The sound was previously digitized from a 35 mm print donated to the FHF in 2014 by Benegal.
“The prints were not complete, because first we had to match many, many copies to get what was the original edit of Shyam, identical. And also this film was dubbed. So there were problems of sync. It’s been one and a half years of a crazy journey. Matching the original camera negative with prints and with other materials which we could get from different places,” Dungarpur said.
The film elements were repaired by FHF conservators and the scanning was done at Prasad Lab in Chennai, India. The scanning and digital clean-up was done at Prasad under the supervision of L’Immagine Ritrovata in Bologna. The grading, sound restoration and mastering was done at the lab in Bologna.
Both Benegal and Nihalani were involved in the restoration.
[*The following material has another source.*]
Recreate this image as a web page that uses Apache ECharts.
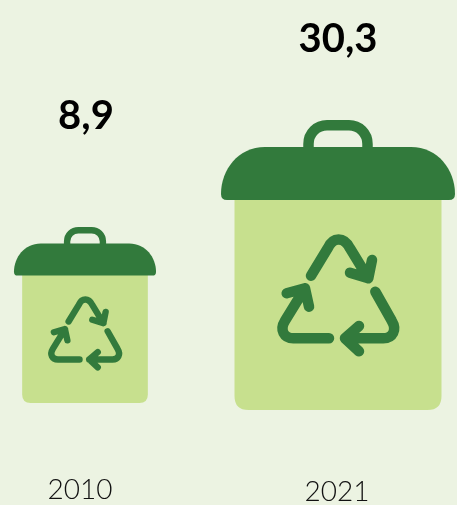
<!DOCTYPE html>
<html>
<head>
<meta charset="utf-8">
<style>
  html, body { margin: 0; padding: 0; background: #ecf3e2; }
  #myChart { width: 457px; height: 505px; }
</style>
</head>
<body>
<div id="myChart"></div>
<script src="https://cdn.jsdelivr.net/npm/echarts@6/dist/echarts.min.js"></script>
<script>
// data
const years = ["2010", "2021"];
const values = [8.9, 30.3];

// layout
const yMin = -24.16;
const yMax = 30.3;
const binStretch = 1.065;
const binHeight = 290; // icon drawn at the size of the 2021 bin
const labelLift = [111, 81];
const labelShift = [1, 0];

const lidColor = "#327a3c";
const bodyColor = "#c7e08e";

// icon outlines, origin at the top centre of the handle
const bodyPath = "M-103.5 76 H103.5 V276 Q103.5 290 89.5 290 H-89.5 Q-103.5 290 -103.5 276 Z";
const lidPath = "M-73 27 H73 C100 27 117 50 117 74 Q117 80 111 80 H-111 Q-117 80 -117 74 C-117 50 -100 27 -73 27 Z";
const handlePath = "M-29.5 30 V24 C-29.5 13 -21 5.3 -11 5.3 H11 C21 5.3 29.5 13 29.5 24 V30";
const recyclePaths = [
  "M-27 155.7 L-10.3 128.3 C-5 116.5 6 116.5 12 128.3 L30.3 158.3 M12 152.7 L30.3 158.3 L34 140",
  "M37.3 171.7 L53.7 200.7 C59.3 210 54.7 218.3 45.3 218.3 L7 218.3 M21 206 L7 218.3 L21 231.3",
  "M-9 218.3 L-44.7 218.3 C-54 218.3 -58.7 210 -53 200.7 L-33 168.3 M-51.3 173.3 L-33 168.3 L-29 186.7"
];

function renderBin(params, api) {
  const i = params.dataIndex;
  const top = api.coord([i, api.value(1)]);
  const base = api.coord([i, yMin]);
  const s = (binStretch * (base[1] - top[1])) / binHeight;
  const text = api.value(1).toFixed(1).replace(".", ",");
  const strokeStyle = {
    fill: "none",
    stroke: lidColor,
    lineWidth: 10.5,
    lineCap: "round",
    lineJoin: "round"
  };
  return {
    type: "group",
    children: [
      {
        type: "group",
        x: top[0],
        y: top[1],
        scaleX: s,
        scaleY: s,
        children: [
          { type: "path", shape: { pathData: bodyPath }, style: { fill: bodyColor } },
          { type: "path", shape: { pathData: handlePath }, style: { fill: "none", stroke: lidColor, lineWidth: 10.5 } },
          { type: "path", shape: { pathData: lidPath }, style: { fill: lidColor } }
        ].concat(recyclePaths.map(d => ({ type: "path", shape: { pathData: d }, style: strokeStyle })))
      },
      {
        type: "text",
        style: {
          text: text,
          x: top[0] + labelShift[i],
          y: top[1] - labelLift[i],
          textAlign: "center",
          textVerticalAlign: "middle",
          font: "bold 40px Lato",
          fill: "#000"
        }
      }
    ]
  };
}

let myChart = echarts.init(document.getElementById("myChart"), null, { renderer: "canvas" });
myChart.setOption({
  backgroundColor: "#ecf3e2",
  animation: false,
  grid: { left: 85, right: 119, top: 120, bottom: 112.7, outerBoundsMode: "none" },
  xAxis: {
    type: "category",
    data: years,
    boundaryGap: false,
    axisLine: { show: false },
    axisTick: { show: false },
    axisLabel: {
      margin: 84,
      interval: 0,
      formatter: (v, i) => "{y" + i + "|" + v + "}",
      rich: {
        y0: { fontFamily: "Lato", fontWeight: 300, fontSize: 28, color: "#111", padding: [0, 10, 0, 0] },
        y1: { fontFamily: "Lato", fontWeight: 300, fontSize: 28, color: "#111", padding: [2, 2, 0, 0] }
      }
    }
  },
  yAxis: { type: "value", min: yMin, max: yMax, show: false },
  series: [
    {
      type: "custom",
      renderItem: renderBin,
      clip: false,
      data: values.map((v, i) => [i, v]),
      encode: { x: 0, y: 1 }
    }
  ]
});
window.onresize = myChart.resize;
</script>
</body>
</html>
They are ecstatic about the final product. “It is wonderful to see the film come back to life almost like we made it yesterday,” Benegal said.
“Manthan” is the FHF’s third consecutive restoration of an Indian masterpiece at Cannes Classics after “Thamp” in 2022 and “Ishanou” in 2023. The FHF is currently restoring Girish Kasaravalli’s “Ghatashraddha” (1977), which is supported by the Martin Scorsese-founded The Film Foundation’s World Cinema Project with funding provided by George Lucas and his wife Mellody Hobson’s Hobson/Lucas Family Foundation; Ramesh Sippy’s “Sholay” (1975); and Nirad Mahapatra’s “Maya Miriga” (1984).